Unlike how it was marketed, which highlights the priests dead center in the posters, this film is not about individual “heroes” but how these individuals were swept by circumstances beyond their control. At most, the most active titular character, Father Burgos, played by Cedrick Juan, managed to inspire his students to organize their own movement and reinforced the idea of a Filipino nation in his writings. However, he was not in control of the consequences of his actions. He was a protagonist with very little agency as his reputation caused him and his colleagues to be framed for crimes they did not commit. The movie certainly had strong characters, but it was not just about these characters.
‘The First Filipinos’
Despite the title, the film is much less an origin story of GomBurZa as it is the origin of the Filipino. I could think of an alternative title: “The First Filipinos.” The heart of the film is the question, “What is a Filipino?”
This is relevant to this day. In the film, the term was first coined by Fr. Pelaez, Burgos’s mentor, played by Piolo Pascual, who reacted to prejudice from the Motherland for being Spaniards born in the colonies. The concept was questioned in another scene, when leaders of the Association of Filipinos asked their indio servant boy if he considered himself a Filipino but he responded by saying he was a “Tagalog.”
Some people today certainly have this similar sentiment where their regional identity supersedes their national identity as a Filipino. More importantly, this scene illustrated that the concept of the Filipino was either new or unknown to most of the natives of the Philippines.
At the risk of being overly abstract and academic, this movie boldly and surgically planted a seed of reflection for what a casual moviegoer may have taken for granted. We always assumed we are Filipino based on our parentage and our passport, but we rarely remember what that means. While we collectively honor the GomBurZa as Filipino heroes, the film highlights that they are not Filipinos in the conventional sense. They were born in the Philippines but they do not share genetic qualities or blood relations with the Indios. They were Creoles of European descent yet they spoke out for equality and dignity alongside indios and mestizos under the label of “Filipinos.”
Identity as invention
The movie correctly presents the Filipino identity as an invention that needed foundation and cultivation rather than something that we are innately born with.

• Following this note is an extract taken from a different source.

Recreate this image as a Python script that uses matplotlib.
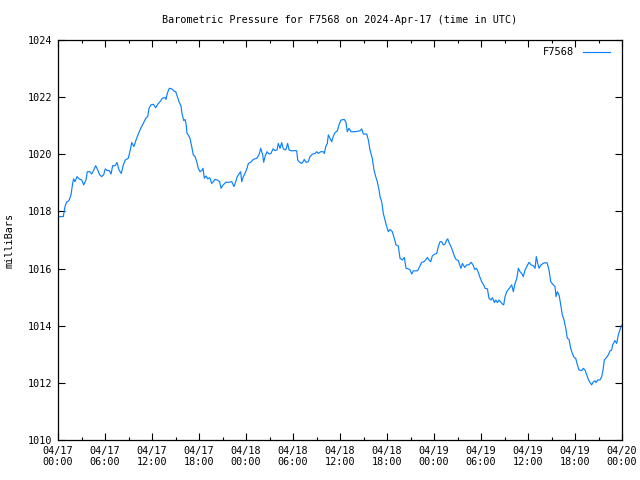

Being a Filipino nation was not about a racial identity but an identity based on the shared experiences of oppression by colonial Spain and the collective desire for equality and dignity.
One is not simply born Filipino. One must be deliberately Filipino – to know what it means and to defend it with our lives.
The climax of the film, the execution of the GomBurZa, made this thesis even clearer. While the scene itself was almost plainly implemented, it had a resounding dramatic message. Burgos’ final words were a simple but emphatic declaration of innocence. It was pointing out injustice to the crowd, and they knew it. They responded to it.
The defiance against unjust authority and punishment was passed on to Rizal and the Katipunan. Perhaps, by extension, that flame should be passed, to us, the audience, the Filipinos of today.
GomBurZa was marketed as a historical biopic and certainly has some of the tropes and trappings of the genre. But the film also raises these questions: What is a Filipino? Who are we as Filipinos? What do we have in common? What brings us together? What must we do as Filipinos? What should we fight for as a nation? These are necessary for us to grapple with as a people. – Rappler.com
Matthew Ordoñez is a university lecturer who teaches courses in politics, social sciences, citizenship and governance.